GOAL:
Only one stretch of the data below should be repeated: the lines from the line containing "Write the matplotlib code for this chart." through the line containing "631.27, 631.16, 631.26, 631.29, 631.18, 631.28]", inclusive, exactly as they are.

RECORDS PROVIDED:
+--
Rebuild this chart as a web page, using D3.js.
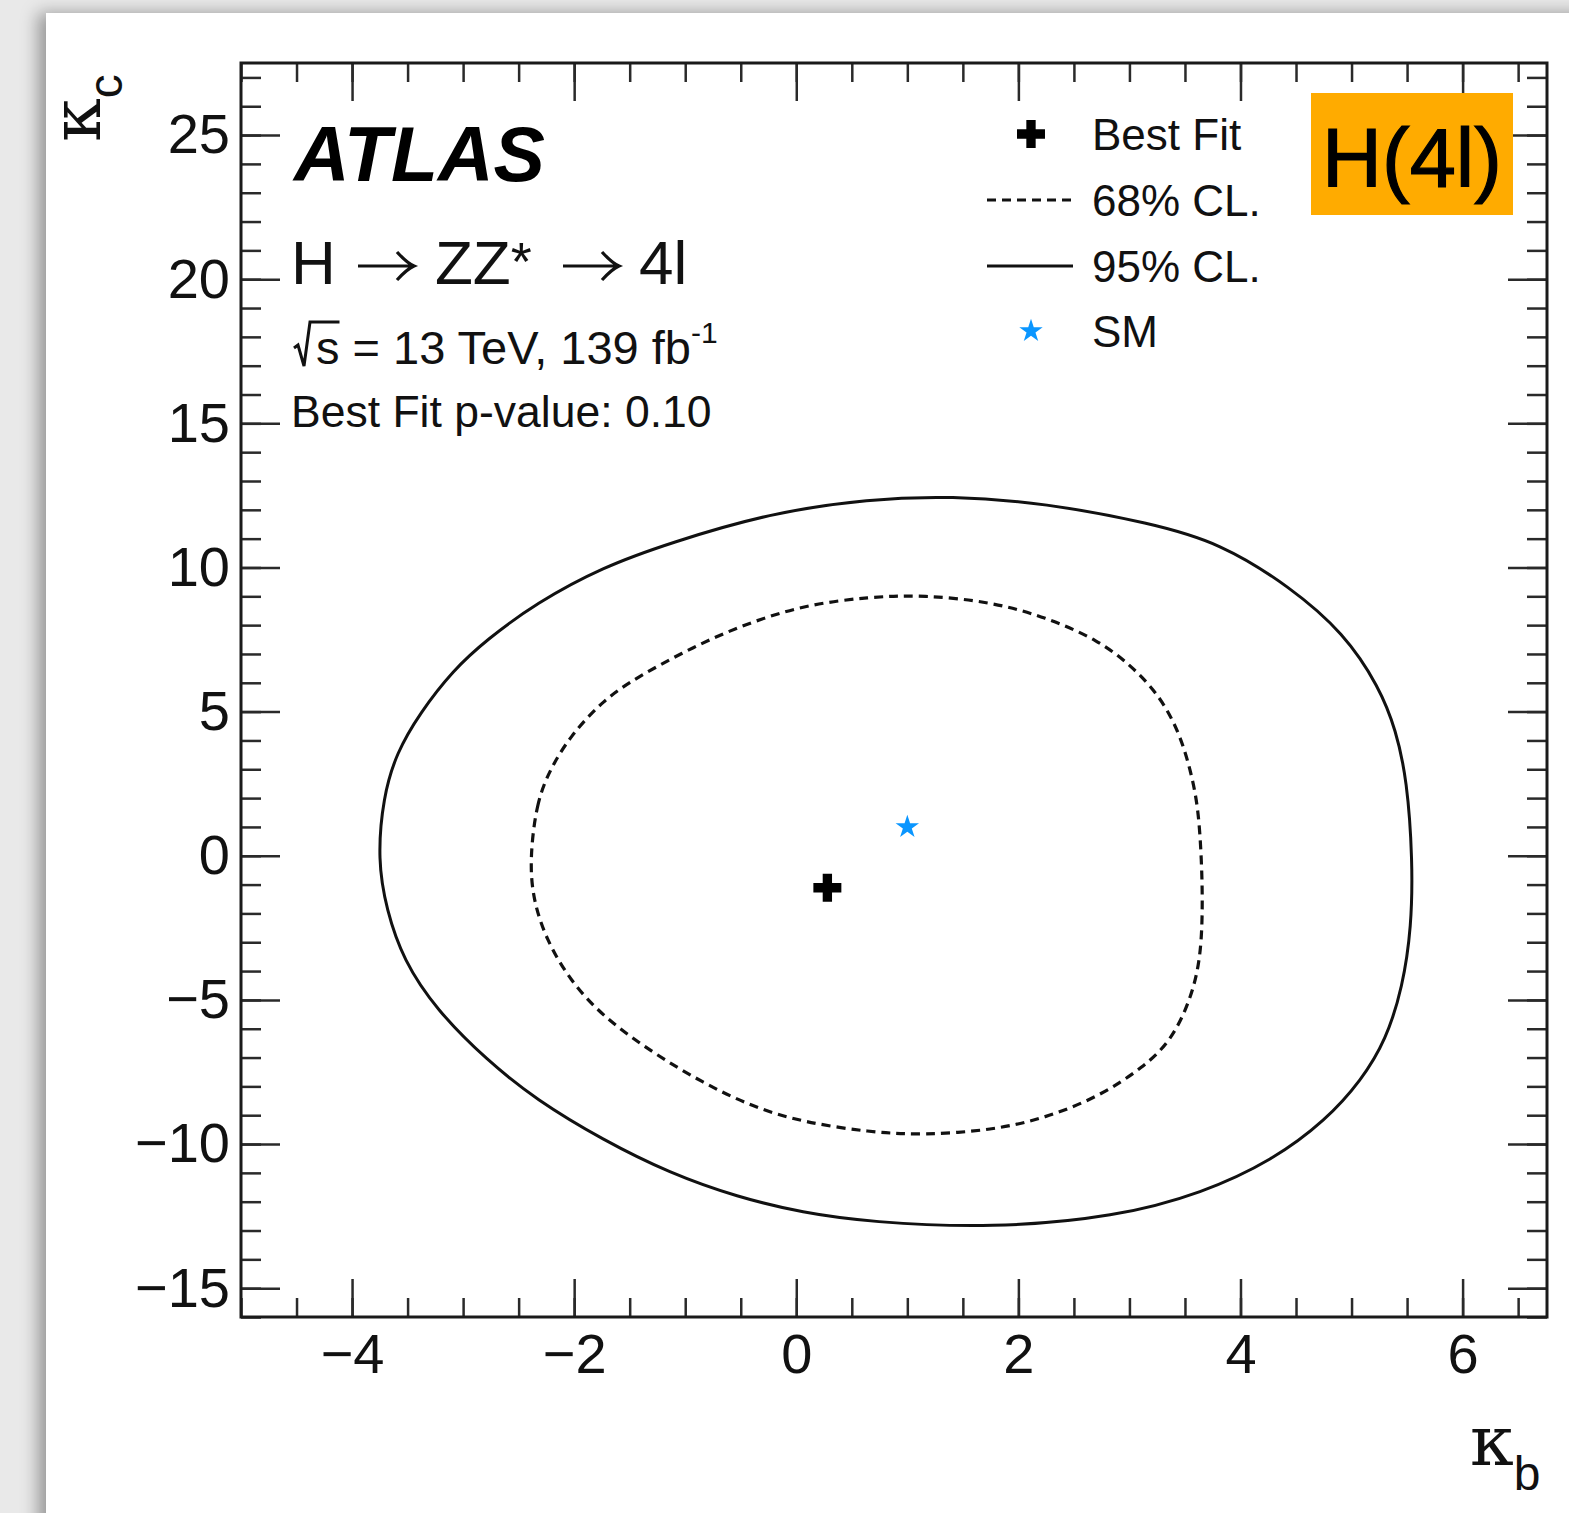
+--
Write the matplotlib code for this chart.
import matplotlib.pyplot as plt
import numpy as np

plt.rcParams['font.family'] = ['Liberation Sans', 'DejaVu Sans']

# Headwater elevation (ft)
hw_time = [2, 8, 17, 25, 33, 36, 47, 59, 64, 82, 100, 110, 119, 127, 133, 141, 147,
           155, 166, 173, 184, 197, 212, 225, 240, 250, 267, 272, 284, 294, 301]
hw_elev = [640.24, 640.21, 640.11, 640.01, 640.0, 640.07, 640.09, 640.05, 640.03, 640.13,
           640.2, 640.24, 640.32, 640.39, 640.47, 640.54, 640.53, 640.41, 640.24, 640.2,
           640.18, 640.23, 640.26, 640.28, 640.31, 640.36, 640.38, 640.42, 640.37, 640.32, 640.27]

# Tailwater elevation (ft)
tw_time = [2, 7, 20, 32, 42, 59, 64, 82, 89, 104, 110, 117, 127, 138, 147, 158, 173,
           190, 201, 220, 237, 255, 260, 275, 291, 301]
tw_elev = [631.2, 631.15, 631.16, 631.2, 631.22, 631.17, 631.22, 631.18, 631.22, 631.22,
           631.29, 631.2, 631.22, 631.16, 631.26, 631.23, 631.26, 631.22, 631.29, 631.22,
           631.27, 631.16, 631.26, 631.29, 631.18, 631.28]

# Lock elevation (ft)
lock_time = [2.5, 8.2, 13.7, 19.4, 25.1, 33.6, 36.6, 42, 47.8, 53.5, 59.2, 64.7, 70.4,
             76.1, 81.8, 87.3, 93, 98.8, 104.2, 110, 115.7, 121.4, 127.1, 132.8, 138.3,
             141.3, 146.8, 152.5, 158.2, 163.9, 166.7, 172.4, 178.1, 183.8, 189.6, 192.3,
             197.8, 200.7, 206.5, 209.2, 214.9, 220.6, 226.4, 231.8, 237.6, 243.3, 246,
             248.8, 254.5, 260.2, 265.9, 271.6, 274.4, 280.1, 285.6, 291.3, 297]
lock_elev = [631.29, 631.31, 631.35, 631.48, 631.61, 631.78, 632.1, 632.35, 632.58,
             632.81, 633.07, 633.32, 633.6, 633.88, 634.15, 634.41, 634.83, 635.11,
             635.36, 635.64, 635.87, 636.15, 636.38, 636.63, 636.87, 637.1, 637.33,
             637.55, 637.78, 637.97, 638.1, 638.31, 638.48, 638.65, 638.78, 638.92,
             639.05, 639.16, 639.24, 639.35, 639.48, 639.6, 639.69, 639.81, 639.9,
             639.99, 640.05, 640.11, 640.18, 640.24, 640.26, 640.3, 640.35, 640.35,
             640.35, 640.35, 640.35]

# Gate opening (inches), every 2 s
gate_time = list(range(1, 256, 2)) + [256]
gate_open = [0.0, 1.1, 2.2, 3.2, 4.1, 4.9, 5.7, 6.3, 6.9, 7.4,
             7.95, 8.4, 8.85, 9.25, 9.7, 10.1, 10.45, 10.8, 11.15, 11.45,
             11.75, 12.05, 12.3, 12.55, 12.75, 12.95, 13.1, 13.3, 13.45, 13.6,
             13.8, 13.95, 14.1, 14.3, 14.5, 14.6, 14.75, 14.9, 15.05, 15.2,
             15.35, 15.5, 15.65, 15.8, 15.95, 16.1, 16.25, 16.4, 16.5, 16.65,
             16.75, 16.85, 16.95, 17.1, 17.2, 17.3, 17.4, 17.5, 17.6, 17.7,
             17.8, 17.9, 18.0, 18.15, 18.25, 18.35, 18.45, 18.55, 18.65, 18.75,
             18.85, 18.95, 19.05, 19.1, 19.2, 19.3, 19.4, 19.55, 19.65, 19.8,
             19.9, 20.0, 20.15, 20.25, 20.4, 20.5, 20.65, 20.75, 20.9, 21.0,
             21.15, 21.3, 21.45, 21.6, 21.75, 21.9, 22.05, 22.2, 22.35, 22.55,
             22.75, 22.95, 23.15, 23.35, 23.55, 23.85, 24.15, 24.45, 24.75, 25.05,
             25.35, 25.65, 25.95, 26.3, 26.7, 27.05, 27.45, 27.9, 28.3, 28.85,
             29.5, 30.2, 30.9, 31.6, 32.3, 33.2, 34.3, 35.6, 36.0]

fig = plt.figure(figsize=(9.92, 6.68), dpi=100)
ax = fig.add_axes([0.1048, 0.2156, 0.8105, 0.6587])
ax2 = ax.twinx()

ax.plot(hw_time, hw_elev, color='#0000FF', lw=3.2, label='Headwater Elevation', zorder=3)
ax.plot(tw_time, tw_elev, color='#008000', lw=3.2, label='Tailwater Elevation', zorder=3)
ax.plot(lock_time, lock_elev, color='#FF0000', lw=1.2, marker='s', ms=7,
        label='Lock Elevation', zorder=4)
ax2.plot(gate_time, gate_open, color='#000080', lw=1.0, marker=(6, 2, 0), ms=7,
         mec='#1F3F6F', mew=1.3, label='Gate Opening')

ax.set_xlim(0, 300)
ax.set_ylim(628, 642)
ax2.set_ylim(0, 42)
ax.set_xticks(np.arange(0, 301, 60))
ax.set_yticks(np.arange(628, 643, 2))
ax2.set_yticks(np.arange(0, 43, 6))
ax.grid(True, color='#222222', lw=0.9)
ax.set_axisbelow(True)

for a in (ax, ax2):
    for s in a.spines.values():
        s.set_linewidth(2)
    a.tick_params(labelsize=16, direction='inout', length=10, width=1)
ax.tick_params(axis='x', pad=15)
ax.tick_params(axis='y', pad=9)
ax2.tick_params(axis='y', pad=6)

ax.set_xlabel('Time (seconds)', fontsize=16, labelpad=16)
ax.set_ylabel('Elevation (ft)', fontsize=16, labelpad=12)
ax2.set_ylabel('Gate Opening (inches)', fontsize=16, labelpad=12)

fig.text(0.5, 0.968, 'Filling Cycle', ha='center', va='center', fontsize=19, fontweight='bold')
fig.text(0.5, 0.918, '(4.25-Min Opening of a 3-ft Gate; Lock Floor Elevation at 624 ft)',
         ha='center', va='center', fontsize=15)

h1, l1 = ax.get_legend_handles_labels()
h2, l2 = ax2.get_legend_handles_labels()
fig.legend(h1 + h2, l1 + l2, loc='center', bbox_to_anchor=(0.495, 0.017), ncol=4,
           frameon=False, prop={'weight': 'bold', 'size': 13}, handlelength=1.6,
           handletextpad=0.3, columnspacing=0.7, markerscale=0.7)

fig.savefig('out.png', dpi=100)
+--
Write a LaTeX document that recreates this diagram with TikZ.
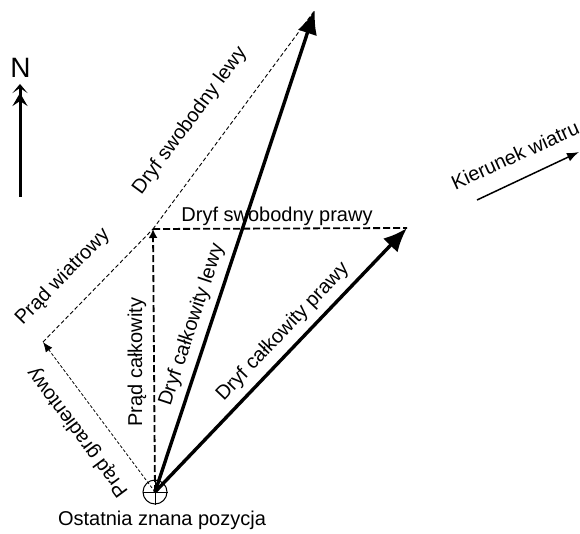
+--
FINISHED TASK:
Write the matplotlib code for this chart.
import matplotlib.pyplot as plt
import numpy as np

plt.rcParams['font.family'] = ['Liberation Sans', 'DejaVu Sans']

# Headwater elevation (ft)
hw_time = [2, 8, 17, 25, 33, 36, 47, 59, 64, 82, 100, 110, 119, 127, 133, 141, 147,
           155, 166, 173, 184, 197, 212, 225, 240, 250, 267, 272, 284, 294, 301]
hw_elev = [640.24, 640.21, 640.11, 640.01, 640.0, 640.07, 640.09, 640.05, 640.03, 640.13,
           640.2, 640.24, 640.32, 640.39, 640.47, 640.54, 640.53, 640.41, 640.24, 640.2,
           640.18, 640.23, 640.26, 640.28, 640.31, 640.36, 640.38, 640.42, 640.37, 640.32, 640.27]

# Tailwater elevation (ft)
tw_time = [2, 7, 20, 32, 42, 59, 64, 82, 89, 104, 110, 117, 127, 138, 147, 158, 173,
           190, 201, 220, 237, 255, 260, 275, 291, 301]
tw_elev = [631.2, 631.15, 631.16, 631.2, 631.22, 631.17, 631.22, 631.18, 631.22, 631.22,
           631.29, 631.2, 631.22, 631.16, 631.26, 631.23, 631.26, 631.22, 631.29, 631.22,
           631.27, 631.16, 631.26, 631.29, 631.18, 631.28]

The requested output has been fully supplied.